Offices shared emails — including one from Boehner aide Brett Loper — and drafts of legislative proposals.

Notes were provided to the newspaper. Moments of munching muffins and checking BlackBerrys were described. Overall, it was the most detailed portrayal thus far.

The view from Capitol Hill — from allies and foes of the speaker alike — is that the story is a victory for Boehner. Although his team didn’t pitch the piece, it showed him as something of a martyr — a man willing to put his speakership in jeopardy for the good of the country.

Twenty years ago, a story like this would land on doorsteps inside-the-Beltway with a bang. But the speed of news today forces much of this information out earlier, and a tick-tock of year-old events allows both sides to fill in details to give the story more texture.
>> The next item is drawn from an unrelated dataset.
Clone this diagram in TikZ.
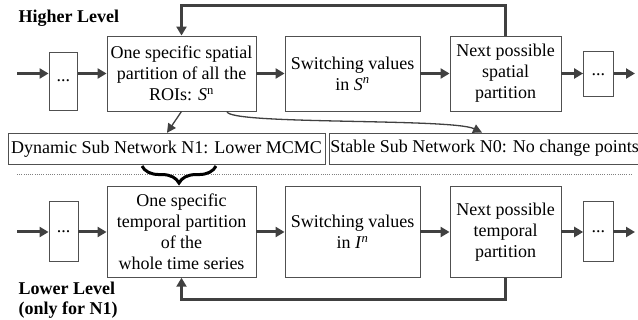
\documentclass[tikz,border=0pt]{standalone}
\usepackage{fontspec}
\setmainfont{Liberation Serif}
\usetikzlibrary{arrows.meta,decorations.pathreplacing}
\definecolor{ln}{HTML}{404040}
\definecolor{bx}{HTML}{505050}
\begin{document}
\begin{tikzpicture}[x=1pt,y=-1pt,
  box/.style={draw=bx, line width=0.9pt, fill=white, inner sep=0pt, align=center,
              font=\fontsize{18}{21}\selectfont},
  wide/.style={draw=bx, line width=0.9pt, fill=white, inner xsep=2.5pt, inner ysep=0pt,
              minimum height=31pt, font=\fontsize{18}{21}\selectfont},
  lbl/.style={inner sep=0pt, font=\fontsize{18}{21}\selectfont\bfseries},
  flow/.style={draw=ln, line width=3pt, -{Triangle[length=9pt,width=10pt]}},
  thinflow/.style={draw=ln, line width=1.3pt, -{Triangle[length=9pt,width=9pt]}}]
\useasboundingbox (0,0) rectangle (638,320);

% ---------- top row ----------
\node[lbl, anchor=base west] (hl) at (18.5,23) {Higher Level};
\node[box, minimum width=28.5pt, minimum height=58pt] (sl1) at (63.25,81) {...};
\node[box, minimum width=149pt, minimum height=75pt] (b1) at (181.5,73.5)
  {One specific spatial\\partition of all the\\ROIs: \textit{S}\textsuperscript{n}};
\node[box, minimum width=135pt, minimum height=75pt] (b2) at (352.5,73.5)
  {Switching values\\in \textit{S}\textsuperscript{\textit{n}}};
\node[box, minimum width=111pt, minimum height=75pt] (b3) at (505.5,73.5)
  {Next possible\\spatial\\partition};
\node[box, minimum width=29.5pt, minimum height=45pt] (sr1) at (598.3,74.3) {...};
\coordinate (in1) at (17,73.5);
\coordinate (out1) at (635,73.5);

\draw[flow] (in1) -- (in1 -| sl1.west);
\draw[flow] (sl1.east |- b1.west) -- (b1.west);
\draw[flow] (b1.east) -- (b2.west);
\draw[flow] (b2.east) -- (b3.west);
\draw[flow] (b3.east) -- (b3.east -| sr1.west);
\draw[flow] (sr1.east |- b3.east) -- (out1);
\draw[flow] (b3.north) -- ++(0,-30) -| (b1.north);

% ---------- sub networks ----------
\node[wide, minimum width=317pt, inner xsep=0pt] (dyn) at (166.5,148.8)
  {Dynamic Sub Network N1: Lower MCMC};
\node[wide, anchor=west, inner xsep=1pt] (stab) at (329,148.5)
  {Stable Sub Network N0: No change points};

\draw[thinflow] ([xshift=0pt]b1.south) -- ([xshift=0.5pt]dyn.north);
\draw[thinflow] ([xshift=45.5pt]b1.south) .. controls (227,125) and (452,118) .. ([xshift=153pt]stab.north west);

\coordinate (dl1) at (17,174);
\coordinate (dl2) at (633,174);
\draw[draw=gray, line width=0.8pt, dash pattern=on 1pt off 1.2pt] (dl1) -- (dl2);

\draw[decorate, decoration={brace, amplitude=17pt}, line width=3pt, black]
  ([xshift=49.5pt,yshift=-1.3pt]dyn.south) -- ([xshift=-24.5pt,yshift=-1.3pt]dyn.south);

% ---------- bottom row ----------
\node[box, minimum width=29pt, minimum height=60pt] (sl2) at (63.5,231.7) {...};
\node[box, minimum width=149pt, minimum height=90.6pt] (c1) at (181.5,232)
  {One specific\\temporal partition\\of the\\whole time series};
\node[box, minimum width=135pt, minimum height=90.6pt] (c2) at (352.5,232)
  {Switching values\\in \textit{I}\textsuperscript{\textit{n}}};
\node[box, minimum width=111pt, minimum height=90.6pt] (c3) at (505.5,232)
  {Next possible\\temporal\\partition};
\node[box, minimum width=29.3pt, minimum height=60pt] (sr2) at (598.3,231.7) {...};
\coordinate (in2) at (17,232);
\coordinate (out2) at (635,232);

\draw[flow] (in2) -- (in2 -| sl2.west);
\draw[flow] (sl2.east |- c1.west) -- (c1.west);
\draw[flow] (c1.east) -- (c2.west);
\draw[flow] (c2.east) -- (c3.west);
\draw[flow] (c3.east) -- (c3.east -| sr2.west);
\draw[flow] (sr2.east |- c3.east) -- (out2);
\draw[flow] (c3.south) -- ++(0,22) -| (c1.south);

\node[lbl, anchor=base west] (ll1) at (18.5,295) {Lower Level};
\node[lbl, anchor=base west] (ll2) at (18.5,315) {(only for N1)};
\end{tikzpicture}
\end{document}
For both sides, the coming behind-the-scenes yarns hold huge — but different — political ramifications for the two men. Immediately, the narrative of Washington’s failure to wrestle down the debt is more important for Obama to own. He is up for reelection in November, while Boehner has to run in his cozy and conservative western Ohio district.

But for Boehner, the collapse of the talks will figure into his legacy. And for an institutionalist who has spent his career trying to become speaker, stories like this help define him and his time in the Capitol.